Eigentlich hatte Chrystia Freeland ihren Koffer bereits gepackt. Am Freitag erklärte die sichtlich zermürbte Handelsministerin Kanadas, sie sehe derzeit keine Chance mehr für den Handelspakt mit der Europäischen Union. Nun bleibt sie doch noch länger in Brüssel. Die überraschende Kehrtwende geht offenbar auf Bemühungen von Martin Schulz zurück. Der EU-Parlamentspräsident kündigte im Kurznachrichtendienst Twitter an, am Samstagmorgen zunächst Freeland und dann den wallonischen Regierungschef Paul Magnette im Parlament zu empfangen.

In einem Interview mit dem ARD-Studio Brüssel erklärte Schulz in der Nacht, Kanada sei bereit, "die Uhr anzuhalten, bis die EU ihre internen Probleme gelöst habe". Chrystia Freeland habe ihren für Freitagabend geplanten Rückflug bis nach dem Gespräch mit dem SPD-Politiker verschoben. Unklar ist dennoch, wie die EU den Streit um CETA bis zur geplanten Unterzeichnung des Handelsabkommens am kommenden Donnerstag beenden will. Paul Magnette wies am Freitag neue Kompromissvorschläge trotz des massiven Drucks der EU als "unzureichend" zurück und verlangte mehr Zeit für Verhandlungen. Insbesondere bei der Frage von Schiedsgerichten sieht der Regierungschef noch "Schwierigkeiten".

 

Neuseeland Auckland Chrystia Freeland Kanadische Handelsministerin
Die kanadische Handelsministerin Chrystia FreelandBild: Getty Images/AFP/M. Bradley

Das Parlament der belgischen Region hatte vor einer Woche mit einer deutlichen Mehrheit gegen das geplante Abkommen zwischen der EU und Kanada gestimmt. Dadurch kann Belgien der eigentlich für den 27. Oktober geplanten Unterzeichnung von CETA vorerst nicht zustimmen, was das gesamte Abkommen blockiert, denn für die Unterzeichnung ist die Zustimmung aller 28 EU-Mitgliedsstaaten erforderlich.
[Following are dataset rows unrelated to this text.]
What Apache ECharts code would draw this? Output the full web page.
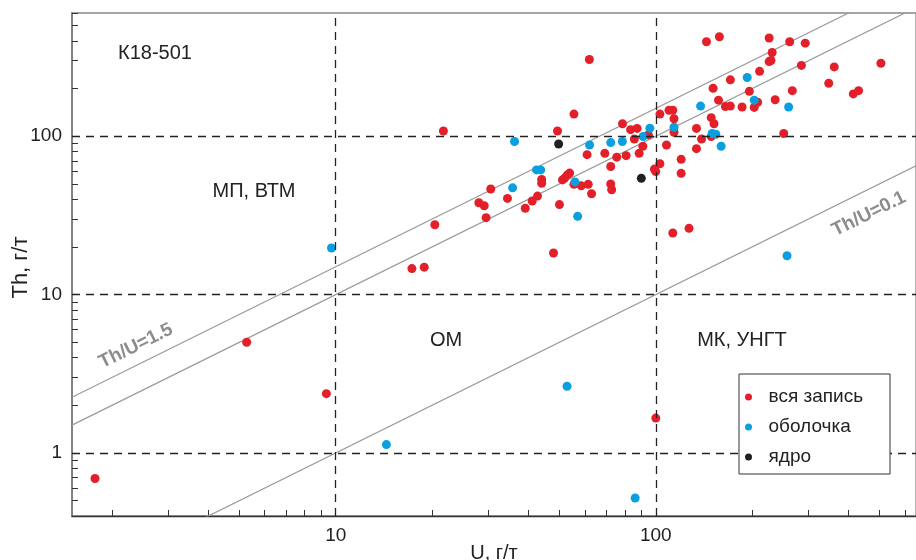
<!DOCTYPE html>
<html>
<head>
<meta charset="utf-8">
<title>K18-501 Th-U</title>
<script src="https://cdn.jsdelivr.net/npm/echarts@6/dist/echarts.min.js"></script>
<style>
html, body { margin: 0; padding: 0; background: #fff; }
#main { width: 916px; height: 560px; }
</style>
</head>
<body>
<div id="main"></div>
<script>
var myChart = echarts.init(document.getElementById('main'));
var font = '"Liberation Sans", Arial, sans-serif';

// [U, Th] г/т
var wholeGrain = [
    [21.7, 108], [20.4, 27.6], [17.3, 14.6], [18.9, 14.9], [5.27, 5.0], [9.35, 2.37], [1.77, 0.69],
    [100, 1.66], [62, 305], [144, 395], [158, 425], [226, 417], [262, 395], [293, 387], [231, 338],
    [226, 296], [229, 301], [285, 280], [361, 274], [505, 289], [211, 257], [171, 227], [347, 216],
    [267, 194], [414, 185], [430, 194], [196, 192], [151, 201], [157, 169], [236, 170], [208, 164],
    [203, 152], [165, 154], [171, 155], [186, 153], [251, 104], [149, 131], [152, 120], [149, 99.5],
    [134, 112], [139, 96], [134, 83.5], [103, 138], [110, 146], [113, 146], [114, 129], [114, 106],
    [108, 88], [120, 71.5], [120, 58.3], [103, 67], [99, 62], [100, 59.8], [113, 24.5], [127, 26.2],
    [55.5, 138], [49.3, 108], [78.7, 120], [83.4, 110], [87.4, 112], [94.8, 102], [85.7, 96],
    [91.1, 86.4], [88.7, 78], [80.8, 75.4], [75.5, 73.8], [69.3, 78], [61, 76.5], [72.3, 64.4],
    [53.8, 58.5], [52.9, 57], [51.9, 54.4], [51.1, 53], [44, 53.3], [44, 50.4], [30.5, 46.4],
    [34.4, 40.5], [28, 38], [29.1, 36.4], [29.5, 30.6], [39.1, 35.1], [41.1, 39], [42.7, 41.9],
    [50, 37], [55.5, 49.7], [58.5, 48.6], [61.5, 49.7], [63, 43.3], [72.3, 49.9], [72.8, 45.9],
    [47.9, 18.3]
];
var rim = [
    [36.2, 92.6], [62.1, 88], [72.3, 91.2], [78.6, 92.6], [91.2, 99.5], [95.8, 112.5], [114, 114],
    [138, 155], [193, 235], [203, 169], [260, 153], [150, 104], [154, 103], [160, 86.4],
    [42.4, 61.3], [43.7, 61.3], [35.7, 47.2], [55.9, 51.5], [57, 31.2], [257, 17.6], [9.7, 19.7],
    [14.4, 1.13], [52.8, 2.64], [86.2, 0.52]
];
var core = [[49.7, 89.3], [90.1, 54.2]];

var seriesNames = ['вся запись', 'оболочка', 'ядро'];
var seriesColors = ['#e3202a', '#0aa0e0', '#231f20'];

var ratios = [1.5, 1, 0.1];
var uRange = [1.5, 650];
var thRange = [0.4, 600];

var xTicks = [2, 3, 4, 5, 6, 7, 8, 9, 10, 20, 30, 40, 50, 60, 70, 80, 90, 100, 200, 300, 400, 500, 600];
var yTicks = [0.5, 0.6, 0.7, 0.8, 0.9, 1, 2, 3, 4, 5, 6, 7, 8, 9, 10, 20, 30, 40, 50, 60, 70, 80, 90, 100, 200, 300, 400, 500, 600];
var xLabels = [10, 100];
var yLabels = [1, 10, 100];
var boundaries = { u: [10, 100], th: [1, 10, 100] };

var ratioSeries = ratios.map(function (r, i) {
    var s = {
        name: 'Th/U=' + r,
        type: 'line',
        data: uRange.map(function (u) { return [u, u * r]; }),
        showSymbol: false,
        silent: true,
        lineStyle: { color: '#9a9a9a', width: 1.2 },
        z: 1
    };
    if (i === 0) {
        s.markLine = {
            silent: true,
            symbol: ['none', 'none'],
            label: { show: false },
            lineStyle: { color: '#222', type: [8, 6], width: 1.3 },
            data: boundaries.u.map(function (v) { return { xAxis: v }; })
                .concat(boundaries.th.map(function (v) { return { yAxis: v }; }))
        };
    }
    return s;
});

var pointSeries = [wholeGrain, rim, core].map(function (d, i) {
    return {
        name: seriesNames[i],
        type: 'scatter',
        data: d,
        symbol: 'circle',
        symbolSize: 9,
        itemStyle: { color: seriesColors[i], opacity: 1 },
        z: 3 + i
    };
});

var option = {
    animation: false,
    backgroundColor: '#fff',
    textStyle: { fontFamily: font },
    grid: {
        left: 72, top: 13, right: 0, bottom: 44,
        outerBoundsMode: 'none',
        containLabel: false,
        show: true, borderColor: '#888', borderWidth: 1.3
    },
    xAxis: {
        type: 'log',
        logBase: 10,
        min: uRange[0],
        max: uRange[1],
        name: 'U, г/т',
        nameLocation: 'middle',
        nameGap: 27,
        nameMoveOverlap: false,
        nameTextStyle: { fontSize: 20, color: '#222', fontFamily: font },
        axisLine: { lineStyle: { color: '#333', width: 1.3 } },
        axisTick: { inside: true, length: 6, customValues: xTicks, lineStyle: { color: '#333' } },
        axisLabel: { customValues: xLabels, fontSize: 19, color: '#222', margin: 10, fontFamily: font },
        splitLine: { show: false },
        minorTick: { show: false }
    },
    yAxis: {
        type: 'log',
        logBase: 10,
        min: thRange[0],
        max: thRange[1],
        name: 'Th, г/т',
        nameLocation: 'middle',
        nameGap: 40,
        nameRotate: 90,
        nameMoveOverlap: false,
        nameTextStyle: { fontSize: 22, color: '#222', fontFamily: font, padding: [0, 6, 0, 0] },
        axisLine: { lineStyle: { color: '#777', width: 1.6 } },
        axisTick: { inside: true, length: 6, customValues: yTicks, lineStyle: { color: '#333' } },
        axisLabel: { customValues: yLabels, fontSize: 19, color: '#222', margin: 10, fontFamily: font },
        splitLine: { show: false },
        minorTick: { show: false }
    },
    legend: {
        data: seriesNames,
        orient: 'vertical',
        left: 739,
        top: 374,
        z: 20,
        icon: 'circle',
        itemWidth: 30,
        itemHeight: 7,
        itemGap: 10,
        padding: [13, 27, 7, 6],
        borderColor: '#333',
        borderWidth: 1,
        backgroundColor: '#fff',
        textStyle: { fontSize: 19, color: '#222', fontFamily: font, lineHeight: 20 }
    },
    graphic: [
        { type: 'text', x: 155, y: 53, style: { text: 'К18-501', font: '20px ' + font, fill: '#222', align: 'center', verticalAlign: 'middle' } },
        { type: 'text', x: 254, y: 191, style: { text: 'МП, ВТМ', font: '20px ' + font, fill: '#222', align: 'center', verticalAlign: 'middle' } },
        { type: 'text', x: 446, y: 340, style: { text: 'ОМ', font: '20px ' + font, fill: '#222', align: 'center', verticalAlign: 'middle' } },
        { type: 'text', x: 742, y: 340, style: { text: 'МК, УНГТ', font: '20px ' + font, fill: '#222', align: 'center', verticalAlign: 'middle' } },
        { type: 'text', x: 136, y: 346, rotation: 26.3 * Math.PI / 180, style: { text: 'Th/U=1.5', font: 'bold 19px ' + font, fill: '#8c8c8c', align: 'center', verticalAlign: 'middle' } },
        { type: 'text', x: 869, y: 214, rotation: 26.3 * Math.PI / 180, style: { text: 'Th/U=0.1', font: 'bold 19px ' + font, fill: '#8c8c8c', align: 'center', verticalAlign: 'middle' } }
    ],
    series: ratioSeries.concat(pointSeries)
};

myChart.setOption(option);
</script>
</body>
</html>
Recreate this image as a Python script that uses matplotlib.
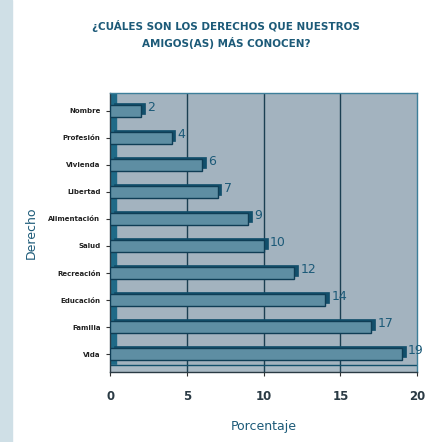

Den anderen 27 Ländern blieb beim Gipfel in Brüssel nur die Rolle des fassungslosen Zuschauers beim Kampf Davids gegen Goliath: Die kleine Wallonie mit ihren 3,6 Millionen Einwohnern bremst ein Abkommen der EU mit insgesamt mehr als 500 Millionen Bewohnern aus.

EU als "Geisel" der Wallonie

Der belgische Ministerpräsident Charles Michel, der wegen des komplizierten föderalen Systems auf die Zustimmung der Wallonie angewiesen ist, kritisierte eine "Radikalisierung" auf wallonischer Seite. Litauens Präsidentin Dalia Grybauskaite sagte, die EU sei zur "Geisel nationaler Politik eines Landes" geworden. Betont optimistisch gab sich dagegen EU-Kommissionspräsident Jean-Claude Juncker. "Ich verliere nicht die Hoffnung, dass wir in den kommenden Tagen mit unseren wallonischen Freunden eine Lösung finden werden", erklärte er nach Ende des EU-Gipfels.

Das CETA-Abkommen in seinen Grundzügen wurde bereits vor zwei Jahren ausgearbeitet. Es sollte eigentlich in der kommenden Woche beim EU-Kanada-Gipfel verabschiedet werden. Das Freihandelsabkommen soll die Wirtschaftsbeziehungen zwischen der EU und Kanada auf eine neue Basis stellen. Kritiker befürchten allerdings, dass sich CETA negativ auf Standards im Umwelt- und Verbraucherschutz auswirkt und demokratische Verfahren aushöhlt.